INFORMATION PROVIDED →
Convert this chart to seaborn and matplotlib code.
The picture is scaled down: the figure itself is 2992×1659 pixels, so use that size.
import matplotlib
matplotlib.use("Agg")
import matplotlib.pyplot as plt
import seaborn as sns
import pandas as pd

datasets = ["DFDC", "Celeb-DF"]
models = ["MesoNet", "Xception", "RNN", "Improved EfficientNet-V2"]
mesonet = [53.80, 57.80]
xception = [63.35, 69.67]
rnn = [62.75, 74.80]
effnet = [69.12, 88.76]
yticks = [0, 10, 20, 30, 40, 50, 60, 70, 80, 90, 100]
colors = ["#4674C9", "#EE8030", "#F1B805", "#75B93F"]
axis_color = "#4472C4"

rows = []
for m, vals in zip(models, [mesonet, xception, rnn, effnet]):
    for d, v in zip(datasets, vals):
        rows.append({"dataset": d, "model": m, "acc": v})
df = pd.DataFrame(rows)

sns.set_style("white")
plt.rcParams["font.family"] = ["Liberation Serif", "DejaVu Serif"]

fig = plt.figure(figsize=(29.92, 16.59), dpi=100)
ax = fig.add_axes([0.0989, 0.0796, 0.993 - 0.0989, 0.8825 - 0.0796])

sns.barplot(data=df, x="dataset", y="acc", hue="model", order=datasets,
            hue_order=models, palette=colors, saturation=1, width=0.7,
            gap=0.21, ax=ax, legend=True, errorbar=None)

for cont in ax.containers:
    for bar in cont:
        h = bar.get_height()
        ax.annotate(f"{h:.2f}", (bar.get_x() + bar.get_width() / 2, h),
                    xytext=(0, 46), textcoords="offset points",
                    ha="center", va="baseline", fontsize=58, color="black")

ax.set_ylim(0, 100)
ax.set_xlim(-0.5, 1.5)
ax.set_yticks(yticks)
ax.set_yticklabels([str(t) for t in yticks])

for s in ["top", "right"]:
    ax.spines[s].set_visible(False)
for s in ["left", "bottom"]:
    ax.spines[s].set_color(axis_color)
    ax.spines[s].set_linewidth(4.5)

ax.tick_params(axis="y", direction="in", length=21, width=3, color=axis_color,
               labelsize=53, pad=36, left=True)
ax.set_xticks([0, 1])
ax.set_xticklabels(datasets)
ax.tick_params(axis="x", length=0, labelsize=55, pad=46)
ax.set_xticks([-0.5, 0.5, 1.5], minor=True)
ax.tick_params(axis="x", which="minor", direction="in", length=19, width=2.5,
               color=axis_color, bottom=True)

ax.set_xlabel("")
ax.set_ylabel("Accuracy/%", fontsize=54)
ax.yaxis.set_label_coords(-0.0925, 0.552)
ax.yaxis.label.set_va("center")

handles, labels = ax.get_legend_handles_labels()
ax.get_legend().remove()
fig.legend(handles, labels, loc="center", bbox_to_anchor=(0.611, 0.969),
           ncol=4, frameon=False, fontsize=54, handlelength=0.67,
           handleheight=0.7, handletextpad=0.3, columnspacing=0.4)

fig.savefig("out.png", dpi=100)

DESCRIPTION OF THE TASK → Beginning with the line containing "The picture is" and ending with the line containing "import pandas as pd", extract those lines exactly from the listing above, and only those.

TASK SOLUTION →
The picture is scaled down: the figure itself is 2992×1659 pixels, so use that size.
import matplotlib
matplotlib.use("Agg")
import matplotlib.pyplot as plt
import seaborn as sns
import pandas as pd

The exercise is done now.